**Task description**
Make an exact copy of all the material below, apart from the pictures.
====== Data block
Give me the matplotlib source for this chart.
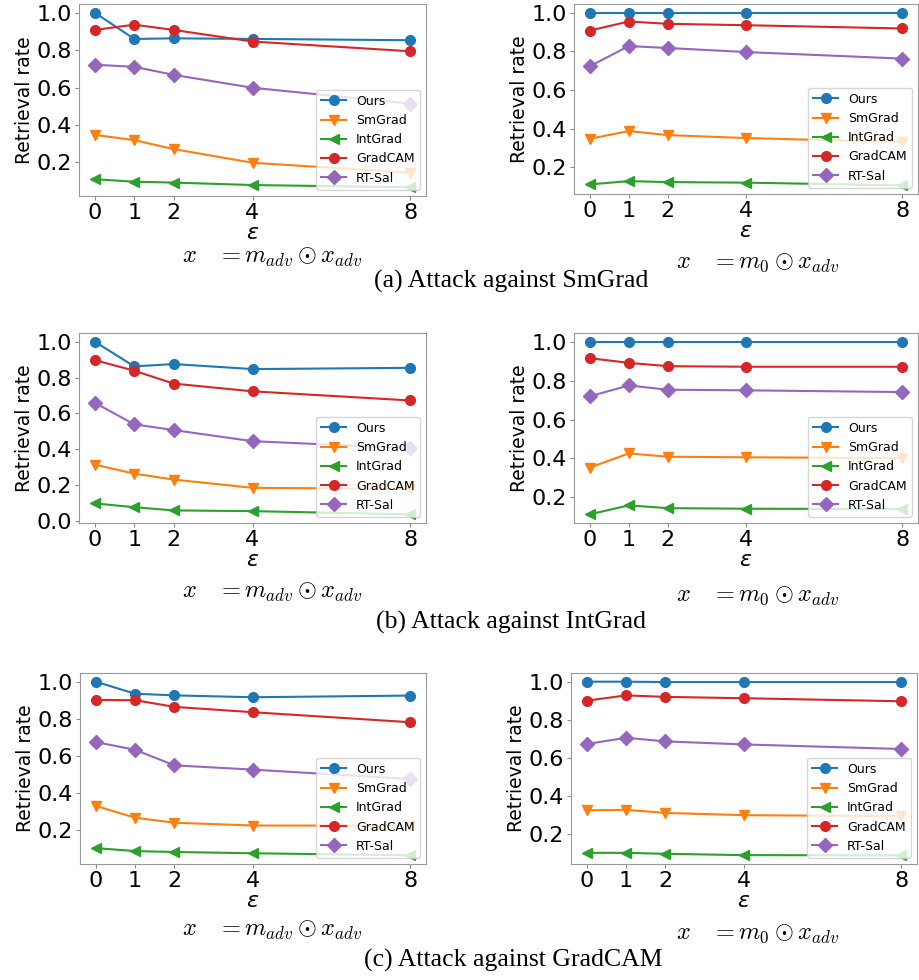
import matplotlib
matplotlib.use("Agg")
import matplotlib.pyplot as plt
from matplotlib.ticker import MultipleLocator

eps = [0, 1, 2, 4, 8]
methods = ["Ours", "SmGrad", "IntGrad", "GradCAM", "RT-Sal"]

# (a) Attack against SmGrad
a_adv_ours = [1.0, 0.860, 0.863, 0.860, 0.853]
a_adv_smgrad = [0.347, 0.319, 0.271, 0.198, 0.145]
a_adv_intgrad = [0.110, 0.097, 0.092, 0.079, 0.067]
a_adv_gradcam = [0.908, 0.936, 0.908, 0.846, 0.794]
a_adv_rtsal = [0.722, 0.711, 0.668, 0.599, 0.514]

a_m0_ours = [1.0, 1.0, 1.0, 1.0, 1.0]
a_m0_smgrad = [0.347, 0.387, 0.366, 0.351, 0.330]
a_m0_intgrad = [0.111, 0.128, 0.123, 0.120, 0.106]
a_m0_gradcam = [0.907, 0.954, 0.942, 0.935, 0.918]
a_m0_rtsal = [0.722, 0.827, 0.817, 0.796, 0.762]

# (b) Attack against IntGrad
b_adv_ours = [1.0, 0.862, 0.875, 0.847, 0.854]
b_adv_smgrad = [0.314, 0.264, 0.231, 0.185, 0.179]
b_adv_intgrad = [0.098, 0.077, 0.059, 0.055, 0.037]
b_adv_gradcam = [0.897, 0.838, 0.766, 0.723, 0.672]
b_adv_rtsal = [0.659, 0.539, 0.507, 0.445, 0.406]

b_m0_ours = [1.0, 1.0, 1.0, 1.0, 1.0]
b_m0_smgrad = [0.353, 0.426, 0.409, 0.406, 0.402]
b_m0_intgrad = [0.113, 0.159, 0.145, 0.142, 0.140]
b_m0_gradcam = [0.915, 0.891, 0.874, 0.871, 0.871]
b_m0_rtsal = [0.719, 0.775, 0.753, 0.750, 0.741]

# (c) Attack against GradCAM
c_adv_ours = [1.0, 0.935, 0.926, 0.916, 0.925]
c_adv_smgrad = [0.329, 0.265, 0.238, 0.223, 0.222]
c_adv_intgrad = [0.101, 0.085, 0.080, 0.073, 0.062]
c_adv_gradcam = [0.901, 0.900, 0.864, 0.835, 0.781]
c_adv_rtsal = [0.674, 0.632, 0.548, 0.525, 0.474]

c_m0_ours = [1.0, 1.0, 0.998, 0.998, 0.998]
c_m0_smgrad = [0.324, 0.326, 0.310, 0.298, 0.293]
c_m0_intgrad = [0.100, 0.100, 0.095, 0.088, 0.087]
c_m0_gradcam = [0.900, 0.928, 0.920, 0.913, 0.897]
c_m0_rtsal = [0.672, 0.705, 0.686, 0.670, 0.646]

captions = ["(a) Attack against SmGrad", "(b) Attack against IntGrad",
            "(c) Attack against GradCAM"]
xlab_adv = r"$x\ \ \ = m_{adv} \odot x_{adv}$"
xlab_m0 = r"$x\ \ \ = m_0 \odot x_{adv}$"

panels = [
    [[a_adv_ours, a_adv_smgrad, a_adv_intgrad, a_adv_gradcam, a_adv_rtsal],
     [a_m0_ours, a_m0_smgrad, a_m0_intgrad, a_m0_gradcam, a_m0_rtsal]],
    [[b_adv_ours, b_adv_smgrad, b_adv_intgrad, b_adv_gradcam, b_adv_rtsal],
     [b_m0_ours, b_m0_smgrad, b_m0_intgrad, b_m0_gradcam, b_m0_rtsal]],
    [[c_adv_ours, c_adv_smgrad, c_adv_intgrad, c_adv_gradcam, c_adv_rtsal],
     [c_m0_ours, c_m0_smgrad, c_m0_intgrad, c_m0_gradcam, c_m0_rtsal]],
]

colors = ["#1f77b4", "#ff7f0e", "#2ca02c", "#d62728", "#9467bd"]
markers = ["o", "v", "<", "o", "D"]

W, H = 919, 980
fig = plt.figure(figsize=(W / 100, H / 100), dpi=100)

# axes boxes in pixels: (left, top, right, bottom)
boxes = [
    [(79, 4, 426, 196), (574, 4, 918, 194)],
    [(79, 333, 426, 523), (574, 333, 918, 523)],
    [(80, 673, 426, 864), (571, 673, 917, 864)],
]
math_pos = [
    [(272, 257), (758, 262)],
    [(272, 592), (758, 595)],
    [(272, 930), (758, 933)],
]
cap_pos = [(511, 281), (511, 622), (513, 960)]

for r in range(3):
    for c in range(2):
        l, t, rr, b = boxes[r][c]
        ax = fig.add_axes([l / W, 1 - b / H, (rr - l) / W, (b - t) / H])
        for k, name in enumerate(methods):
            ax.plot(eps, panels[r][c][k], color=colors[k], marker=markers[k],
                    markersize=7, linewidth=1.5, label=name)
        ax.set_xticks(eps)
        ax.yaxis.set_major_locator(MultipleLocator(0.2))
        ax.tick_params(axis="both", labelsize=16, colors="0.55",
                       labelcolor="black", length=3, pad=2)
        for s in ax.spines.values():
            s.set_color("0.6")
        ax.set_ylabel("Retrieval rate", fontsize=13.5, labelpad=2)
        ax.set_xlabel(r"$\varepsilon$", fontsize=16, labelpad=0)
        ax.legend(loc="lower right", fontsize=9)
        mx, my = math_pos[r][c]
        fig.text(mx / W, 1 - my / H, xlab_adv if c == 0 else xlab_m0,
                 fontsize=17.5, ha="center", va="center", math_fontfamily="cm")
    cx, cy = cap_pos[r]
    fig.text(cx / W, 1 - cy / H, captions[r], fontsize=18.5,
             family="Liberation Serif", ha="center", va="center")

fig.savefig("out.png", dpi=100)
============
**Exercise result**
Give me the matplotlib source for this chart.
import matplotlib
matplotlib.use("Agg")
import matplotlib.pyplot as plt
from matplotlib.ticker import MultipleLocator

eps = [0, 1, 2, 4, 8]
methods = ["Ours", "SmGrad", "IntGrad", "GradCAM", "RT-Sal"]

# (a) Attack against SmGrad
a_adv_ours = [1.0, 0.860, 0.863, 0.860, 0.853]
a_adv_smgrad = [0.347, 0.319, 0.271, 0.198, 0.145]
a_adv_intgrad = [0.110, 0.097, 0.092, 0.079, 0.067]
a_adv_gradcam = [0.908, 0.936, 0.908, 0.846, 0.794]
a_adv_rtsal = [0.722, 0.711, 0.668, 0.599, 0.514]

a_m0_ours = [1.0, 1.0, 1.0, 1.0, 1.0]
a_m0_smgrad = [0.347, 0.387, 0.366, 0.351, 0.330]
a_m0_intgrad = [0.111, 0.128, 0.123, 0.120, 0.106]
a_m0_gradcam = [0.907, 0.954, 0.942, 0.935, 0.918]
a_m0_rtsal = [0.722, 0.827, 0.817, 0.796, 0.762]

# (b) Attack against IntGrad
b_adv_ours = [1.0, 0.862, 0.875, 0.847, 0.854]
b_adv_smgrad = [0.314, 0.264, 0.231, 0.185, 0.179]
b_adv_intgrad = [0.098, 0.077, 0.059, 0.055, 0.037]
b_adv_gradcam = [0.897, 0.838, 0.766, 0.723, 0.672]
b_adv_rtsal = [0.659, 0.539, 0.507, 0.445, 0.406]

b_m0_ours = [1.0, 1.0, 1.0, 1.0, 1.0]
b_m0_smgrad = [0.353, 0.426, 0.409, 0.406, 0.402]
b_m0_intgrad = [0.113, 0.159, 0.145, 0.142, 0.140]
b_m0_gradcam = [0.915, 0.891, 0.874, 0.871, 0.871]
b_m0_rtsal = [0.719, 0.775, 0.753, 0.750, 0.741]

# (c) Attack against GradCAM
c_adv_ours = [1.0, 0.935, 0.926, 0.916, 0.925]
c_adv_smgrad = [0.329, 0.265, 0.238, 0.223, 0.222]
c_adv_intgrad = [0.101, 0.085, 0.080, 0.073, 0.062]
c_adv_gradcam = [0.901, 0.900, 0.864, 0.835, 0.781]
c_adv_rtsal = [0.674, 0.632, 0.548, 0.525, 0.474]

c_m0_ours = [1.0, 1.0, 0.998, 0.998, 0.998]
c_m0_smgrad = [0.324, 0.326, 0.310, 0.298, 0.293]
c_m0_intgrad = [0.100, 0.100, 0.095, 0.088, 0.087]
c_m0_gradcam = [0.900, 0.928, 0.920, 0.913, 0.897]
c_m0_rtsal = [0.672, 0.705, 0.686, 0.670, 0.646]

captions = ["(a) Attack against SmGrad", "(b) Attack against IntGrad",
            "(c) Attack against GradCAM"]
xlab_adv = r"$x\ \ \ = m_{adv} \odot x_{adv}$"
xlab_m0 = r"$x\ \ \ = m_0 \odot x_{adv}$"

panels = [
    [[a_adv_ours, a_adv_smgrad, a_adv_intgrad, a_adv_gradcam, a_adv_rtsal],
     [a_m0_ours, a_m0_smgrad, a_m0_intgrad, a_m0_gradcam, a_m0_rtsal]],
    [[b_adv_ours, b_adv_smgrad, b_adv_intgrad, b_adv_gradcam, b_adv_rtsal],
     [b_m0_ours, b_m0_smgrad, b_m0_intgrad, b_m0_gradcam, b_m0_rtsal]],
    [[c_adv_ours, c_adv_smgrad, c_adv_intgrad, c_adv_gradcam, c_adv_rtsal],
     [c_m0_ours, c_m0_smgrad, c_m0_intgrad, c_m0_gradcam, c_m0_rtsal]],
]

colors = ["#1f77b4", "#ff7f0e", "#2ca02c", "#d62728", "#9467bd"]
markers = ["o", "v", "<", "o", "D"]

W, H = 919, 980
fig = plt.figure(figsize=(W / 100, H / 100), dpi=100)

# axes boxes in pixels: (left, top, right, bottom)
boxes = [
    [(79, 4, 426, 196), (574, 4, 918, 194)],
    [(79, 333, 426, 523), (574, 333, 918, 523)],
    [(80, 673, 426, 864), (571, 673, 917, 864)],
]
math_pos = [
    [(272, 257), (758, 262)],
    [(272, 592), (758, 595)],
    [(272, 930), (758, 933)],
]
cap_pos = [(511, 281), (511, 622), (513, 960)]

for r in range(3):
    for c in range(2):
        l, t, rr, b = boxes[r][c]
        ax = fig.add_axes([l / W, 1 - b / H, (rr - l) / W, (b - t) / H])
        for k, name in enumerate(methods):
            ax.plot(eps, panels[r][c][k], color=colors[k], marker=markers[k],
                    markersize=7, linewidth=1.5, label=name)
        ax.set_xticks(eps)
        ax.yaxis.set_major_locator(MultipleLocator(0.2))
        ax.tick_params(axis="both", labelsize=16, colors="0.55",
                       labelcolor="black", length=3, pad=2)
        for s in ax.spines.values():
            s.set_color("0.6")
        ax.set_ylabel("Retrieval rate", fontsize=13.5, labelpad=2)
        ax.set_xlabel(r"$\varepsilon$", fontsize=16, labelpad=0)
        ax.legend(loc="lower right", fontsize=9)
        mx, my = math_pos[r][c]
        fig.text(mx / W, 1 - my / H, xlab_adv if c == 0 else xlab_m0,
                 fontsize=17.5, ha="center", va="center", math_fontfamily="cm")
    cx, cy = cap_pos[r]
    fig.text(cx / W, 1 - cy / H, captions[r], fontsize=18.5,
             family="Liberation Serif", ha="center", va="center")

fig.savefig("out.png", dpi=100)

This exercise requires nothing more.